Written exercise
Pictures in the entries below are to be left out; otherwise, reproduce exactly the lines from the first through the line containing "width=2), marker=dict(color=blue, size=10)))".

Data provided
--- Start ---
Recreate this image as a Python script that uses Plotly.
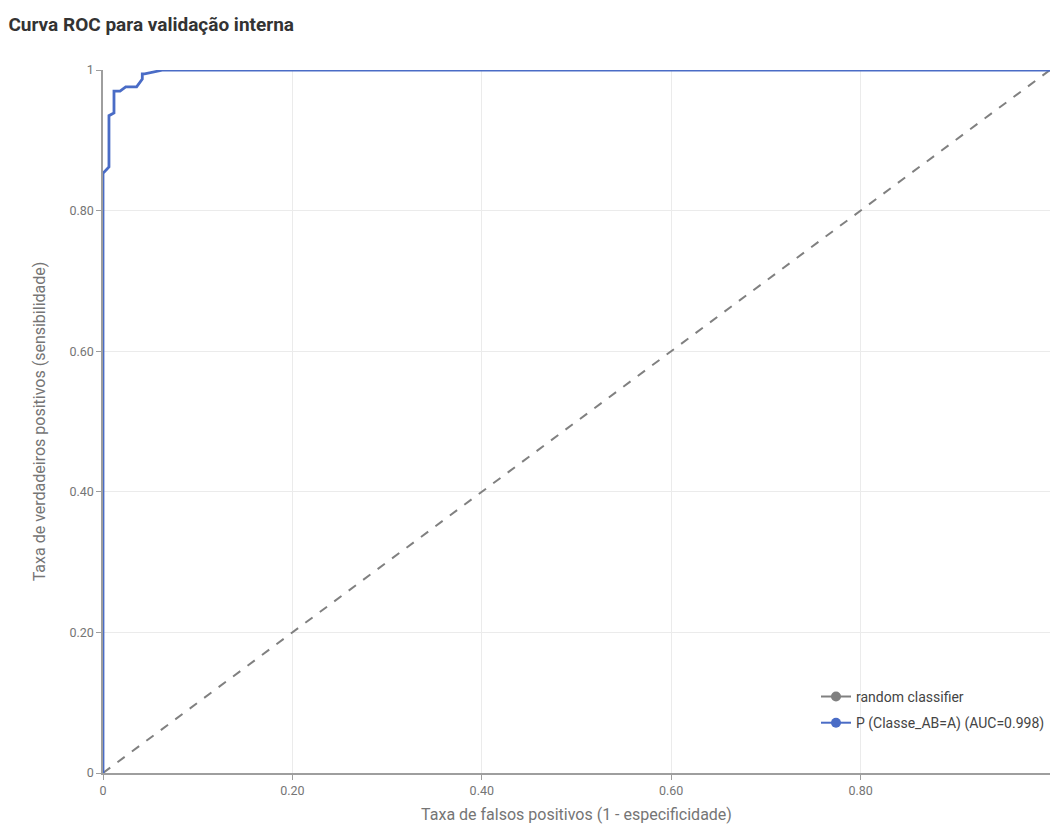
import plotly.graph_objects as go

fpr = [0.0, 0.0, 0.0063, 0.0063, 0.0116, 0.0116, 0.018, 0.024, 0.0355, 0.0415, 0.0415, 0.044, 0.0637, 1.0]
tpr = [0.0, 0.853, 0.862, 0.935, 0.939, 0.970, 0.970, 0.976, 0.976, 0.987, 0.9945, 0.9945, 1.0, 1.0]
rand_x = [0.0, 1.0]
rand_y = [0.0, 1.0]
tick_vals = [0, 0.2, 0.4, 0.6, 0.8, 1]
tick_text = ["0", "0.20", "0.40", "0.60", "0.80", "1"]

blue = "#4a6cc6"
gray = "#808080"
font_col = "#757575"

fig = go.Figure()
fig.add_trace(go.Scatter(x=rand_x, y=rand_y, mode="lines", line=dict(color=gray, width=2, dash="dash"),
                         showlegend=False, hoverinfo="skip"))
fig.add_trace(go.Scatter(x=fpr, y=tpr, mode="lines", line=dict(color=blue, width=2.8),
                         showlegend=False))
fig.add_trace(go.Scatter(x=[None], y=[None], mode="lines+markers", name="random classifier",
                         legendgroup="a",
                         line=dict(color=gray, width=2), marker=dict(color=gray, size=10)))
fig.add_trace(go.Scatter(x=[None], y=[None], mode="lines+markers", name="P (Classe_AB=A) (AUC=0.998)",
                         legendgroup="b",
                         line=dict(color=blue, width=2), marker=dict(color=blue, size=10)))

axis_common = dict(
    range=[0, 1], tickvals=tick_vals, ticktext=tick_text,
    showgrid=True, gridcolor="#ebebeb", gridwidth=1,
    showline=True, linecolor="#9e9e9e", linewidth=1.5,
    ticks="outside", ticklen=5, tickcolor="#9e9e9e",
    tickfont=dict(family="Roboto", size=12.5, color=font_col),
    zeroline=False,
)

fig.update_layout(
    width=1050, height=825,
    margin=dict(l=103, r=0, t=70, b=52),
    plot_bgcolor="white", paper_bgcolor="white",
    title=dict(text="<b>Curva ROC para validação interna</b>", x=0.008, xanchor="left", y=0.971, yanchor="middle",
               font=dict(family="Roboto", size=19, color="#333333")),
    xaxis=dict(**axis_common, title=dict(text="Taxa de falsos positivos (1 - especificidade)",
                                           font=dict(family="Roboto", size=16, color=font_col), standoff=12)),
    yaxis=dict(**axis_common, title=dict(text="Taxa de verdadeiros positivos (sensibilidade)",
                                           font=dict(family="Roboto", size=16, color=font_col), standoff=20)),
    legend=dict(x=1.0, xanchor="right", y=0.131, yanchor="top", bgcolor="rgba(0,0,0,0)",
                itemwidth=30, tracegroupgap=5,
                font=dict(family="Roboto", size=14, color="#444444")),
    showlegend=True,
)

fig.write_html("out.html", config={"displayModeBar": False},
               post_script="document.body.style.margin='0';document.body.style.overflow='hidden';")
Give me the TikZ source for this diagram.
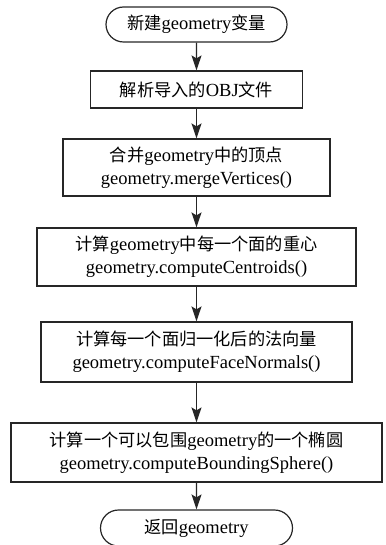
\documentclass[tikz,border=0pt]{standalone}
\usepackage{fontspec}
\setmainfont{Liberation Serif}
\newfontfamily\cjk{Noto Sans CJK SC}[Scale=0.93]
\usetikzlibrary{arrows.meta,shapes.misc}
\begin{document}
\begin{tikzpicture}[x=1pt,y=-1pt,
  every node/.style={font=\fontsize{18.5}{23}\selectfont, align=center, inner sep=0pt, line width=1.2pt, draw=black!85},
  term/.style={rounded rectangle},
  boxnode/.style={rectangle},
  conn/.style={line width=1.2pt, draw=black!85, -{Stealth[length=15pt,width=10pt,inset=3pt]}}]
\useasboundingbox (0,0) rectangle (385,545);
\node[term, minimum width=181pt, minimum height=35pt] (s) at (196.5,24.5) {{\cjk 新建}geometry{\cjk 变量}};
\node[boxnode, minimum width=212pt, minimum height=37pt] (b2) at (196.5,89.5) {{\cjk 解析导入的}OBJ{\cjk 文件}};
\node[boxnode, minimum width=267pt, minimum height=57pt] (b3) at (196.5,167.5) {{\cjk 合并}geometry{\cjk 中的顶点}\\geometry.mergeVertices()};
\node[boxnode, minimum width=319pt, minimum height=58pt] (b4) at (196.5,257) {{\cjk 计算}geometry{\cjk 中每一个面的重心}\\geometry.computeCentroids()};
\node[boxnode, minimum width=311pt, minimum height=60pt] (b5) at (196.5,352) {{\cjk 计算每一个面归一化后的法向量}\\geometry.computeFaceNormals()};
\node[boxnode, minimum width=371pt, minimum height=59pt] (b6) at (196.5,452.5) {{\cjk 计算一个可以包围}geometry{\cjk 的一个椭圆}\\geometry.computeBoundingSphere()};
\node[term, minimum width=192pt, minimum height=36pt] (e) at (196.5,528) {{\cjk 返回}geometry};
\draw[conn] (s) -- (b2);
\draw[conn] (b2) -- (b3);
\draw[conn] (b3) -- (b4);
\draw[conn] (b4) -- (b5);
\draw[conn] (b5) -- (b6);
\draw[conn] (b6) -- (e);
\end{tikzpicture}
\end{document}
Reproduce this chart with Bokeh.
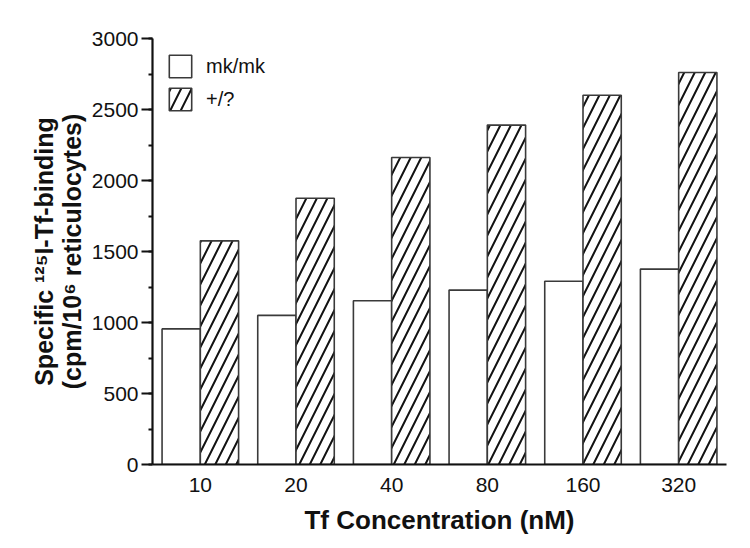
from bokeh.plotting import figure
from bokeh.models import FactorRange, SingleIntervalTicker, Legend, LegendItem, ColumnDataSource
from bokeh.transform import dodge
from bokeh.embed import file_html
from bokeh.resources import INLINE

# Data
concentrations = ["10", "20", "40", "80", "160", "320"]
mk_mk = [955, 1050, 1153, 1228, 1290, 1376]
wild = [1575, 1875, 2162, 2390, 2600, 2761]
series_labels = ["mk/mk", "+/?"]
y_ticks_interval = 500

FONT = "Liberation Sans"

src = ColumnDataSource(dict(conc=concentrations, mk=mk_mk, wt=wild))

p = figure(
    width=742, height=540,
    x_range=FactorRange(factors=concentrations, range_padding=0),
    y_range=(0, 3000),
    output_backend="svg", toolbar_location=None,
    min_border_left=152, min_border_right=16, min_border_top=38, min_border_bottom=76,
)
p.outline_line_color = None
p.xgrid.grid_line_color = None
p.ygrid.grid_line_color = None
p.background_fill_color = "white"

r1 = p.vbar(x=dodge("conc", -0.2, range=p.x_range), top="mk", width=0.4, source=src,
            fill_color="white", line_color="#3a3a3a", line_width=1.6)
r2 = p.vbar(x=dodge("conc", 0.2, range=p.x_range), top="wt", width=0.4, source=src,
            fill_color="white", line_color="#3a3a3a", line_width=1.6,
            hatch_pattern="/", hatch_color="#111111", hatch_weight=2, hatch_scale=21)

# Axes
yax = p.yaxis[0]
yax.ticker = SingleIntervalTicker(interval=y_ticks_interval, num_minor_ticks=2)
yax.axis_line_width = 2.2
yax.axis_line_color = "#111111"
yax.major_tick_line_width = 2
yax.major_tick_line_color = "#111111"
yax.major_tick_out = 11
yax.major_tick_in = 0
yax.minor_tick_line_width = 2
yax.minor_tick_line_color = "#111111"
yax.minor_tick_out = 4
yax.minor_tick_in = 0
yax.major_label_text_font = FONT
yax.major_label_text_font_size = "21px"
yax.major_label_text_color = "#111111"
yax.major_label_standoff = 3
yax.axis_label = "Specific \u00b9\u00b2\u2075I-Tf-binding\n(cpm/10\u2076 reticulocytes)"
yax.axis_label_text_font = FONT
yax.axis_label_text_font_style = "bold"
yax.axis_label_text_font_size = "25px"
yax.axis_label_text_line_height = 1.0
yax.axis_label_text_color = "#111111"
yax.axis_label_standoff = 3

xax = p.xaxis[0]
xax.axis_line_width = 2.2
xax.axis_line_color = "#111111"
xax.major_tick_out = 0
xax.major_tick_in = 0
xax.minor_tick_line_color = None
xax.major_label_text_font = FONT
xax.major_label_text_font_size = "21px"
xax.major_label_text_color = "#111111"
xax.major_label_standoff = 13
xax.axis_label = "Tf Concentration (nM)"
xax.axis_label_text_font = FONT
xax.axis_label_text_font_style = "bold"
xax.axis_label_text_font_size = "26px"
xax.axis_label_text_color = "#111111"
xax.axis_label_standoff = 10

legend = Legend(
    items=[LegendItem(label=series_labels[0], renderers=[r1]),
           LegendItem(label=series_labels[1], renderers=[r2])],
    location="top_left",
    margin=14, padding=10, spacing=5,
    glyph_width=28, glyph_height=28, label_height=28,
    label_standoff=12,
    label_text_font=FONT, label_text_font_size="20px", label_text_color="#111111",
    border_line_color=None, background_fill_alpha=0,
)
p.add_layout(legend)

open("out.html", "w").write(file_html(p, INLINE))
--- End ---
Reply to the task
Recreate this image as a Python script that uses Plotly.
import plotly.graph_objects as go

fpr = [0.0, 0.0, 0.0063, 0.0063, 0.0116, 0.0116, 0.018, 0.024, 0.0355, 0.0415, 0.0415, 0.044, 0.0637, 1.0]
tpr = [0.0, 0.853, 0.862, 0.935, 0.939, 0.970, 0.970, 0.976, 0.976, 0.987, 0.9945, 0.9945, 1.0, 1.0]
rand_x = [0.0, 1.0]
rand_y = [0.0, 1.0]
tick_vals = [0, 0.2, 0.4, 0.6, 0.8, 1]
tick_text = ["0", "0.20", "0.40", "0.60", "0.80", "1"]

blue = "#4a6cc6"
gray = "#808080"
font_col = "#757575"

fig = go.Figure()
fig.add_trace(go.Scatter(x=rand_x, y=rand_y, mode="lines", line=dict(color=gray, width=2, dash="dash"),
                         showlegend=False, hoverinfo="skip"))
fig.add_trace(go.Scatter(x=fpr, y=tpr, mode="lines", line=dict(color=blue, width=2.8),
                         showlegend=False))
fig.add_trace(go.Scatter(x=[None], y=[None], mode="lines+markers", name="random classifier",
                         legendgroup="a",
                         line=dict(color=gray, width=2), marker=dict(color=gray, size=10)))
fig.add_trace(go.Scatter(x=[None], y=[None], mode="lines+markers", name="P (Classe_AB=A) (AUC=0.998)",
                         legendgroup="b",
                         line=dict(color=blue, width=2), marker=dict(color=blue, size=10)))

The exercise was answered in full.